INPUT FOR THIS TASK:
◇ ◇ ◇ ◇ ◇
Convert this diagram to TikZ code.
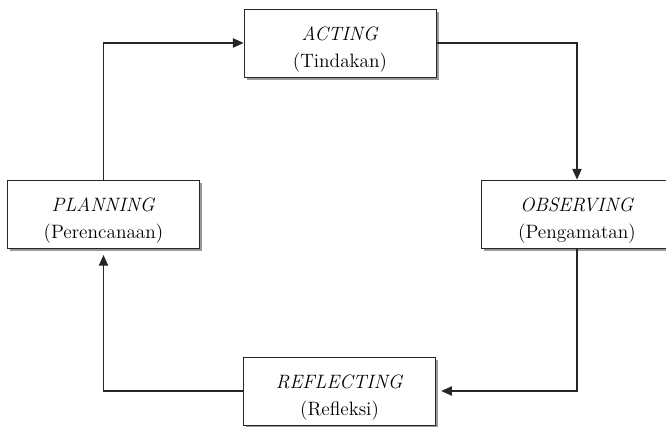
\documentclass[tikz,border=0pt]{standalone}
\usepackage{tikz}
\usetikzlibrary{arrows.meta, positioning, shadows}

\tikzset{
    stage/.style={draw=black!85, line width=0.6pt, fill=white,
        minimum width=144pt, minimum height=51pt, align=center,
        font=\fontsize{14.5}{20}\selectfont,
        drop shadow={shadow xshift=2.2pt, shadow yshift=-2.2pt, fill=black!40, opacity=1}},
    flow/.style={draw=black!85, line width=0.8pt, -{Triangle[length=8pt,width=7pt]}}
}
\newcommand{\stagetext}[2]{\rule{0pt}{20.5pt}\textit{#1}\\(#2)}

\begin{document}
\begin{tikzpicture}[x=0.75pt, y=-0.75pt]
    \useasboundingbox (0,0) rectangle (666,427);

    % Tahapan siklus
    \node[stage] (act)  at (340,43)    {\stagetext{ACTING}{Tindakan}};
    \node[stage] (plan) at (103.5,214) {\stagetext{PLANNING}{Perencanaan}};
    \node[stage] (obs)  at (577,214)   {\stagetext{OBSERVING}{Pengamatan}};
    \node[stage] (refl) at (339.5,391) {\stagetext{REFLECTING}{Refleksi}};

    % Alur siklus
    \draw[flow] (plan.north) |- (act.west);
    \draw[flow] (act.east) -| (obs.north);
    \draw[flow, shorten >=4pt] (obs.south) |- (refl.east);
    \draw[flow, shorten >=5pt] (refl.west) -| (plan.south);

\end{tikzpicture}
\end{document}
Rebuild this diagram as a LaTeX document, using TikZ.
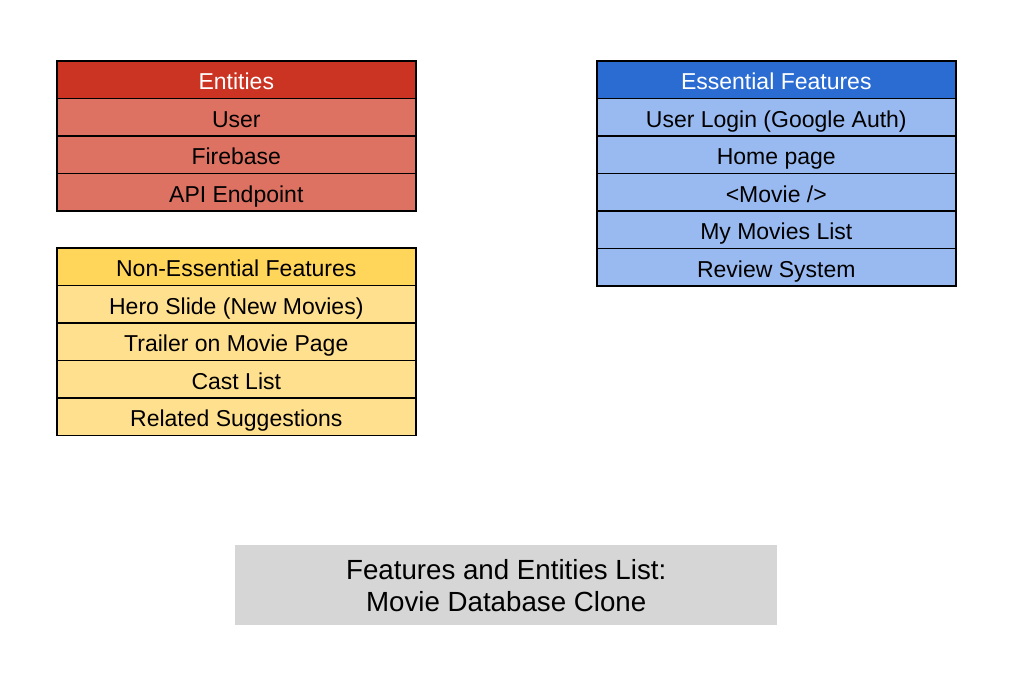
◇ ◇ ◇ ◇ ◇
WORK INSTRUCTIONS:
Pictures excluded, repeat exactly the lines from the top of the material through the line with "(refl.west) -| (plan.south);", including both of those lines.

FINAL ANSWER:
Convert this diagram to TikZ code.
\documentclass[tikz,border=0pt]{standalone}
\usepackage{tikz}
\usetikzlibrary{arrows.meta, positioning, shadows}

\tikzset{
    stage/.style={draw=black!85, line width=0.6pt, fill=white,
        minimum width=144pt, minimum height=51pt, align=center,
        font=\fontsize{14.5}{20}\selectfont,
        drop shadow={shadow xshift=2.2pt, shadow yshift=-2.2pt, fill=black!40, opacity=1}},
    flow/.style={draw=black!85, line width=0.8pt, -{Triangle[length=8pt,width=7pt]}}
}
\newcommand{\stagetext}[2]{\rule{0pt}{20.5pt}\textit{#1}\\(#2)}

\begin{document}
\begin{tikzpicture}[x=0.75pt, y=-0.75pt]
    \useasboundingbox (0,0) rectangle (666,427);

    % Tahapan siklus
    \node[stage] (act)  at (340,43)    {\stagetext{ACTING}{Tindakan}};
    \node[stage] (plan) at (103.5,214) {\stagetext{PLANNING}{Perencanaan}};
    \node[stage] (obs)  at (577,214)   {\stagetext{OBSERVING}{Pengamatan}};
    \node[stage] (refl) at (339.5,391) {\stagetext{REFLECTING}{Refleksi}};

    % Alur siklus
    \draw[flow] (plan.north) |- (act.west);
    \draw[flow] (act.east) -| (obs.north);
    \draw[flow, shorten >=4pt] (obs.south) |- (refl.east);
    \draw[flow, shorten >=5pt] (refl.west) -| (plan.south);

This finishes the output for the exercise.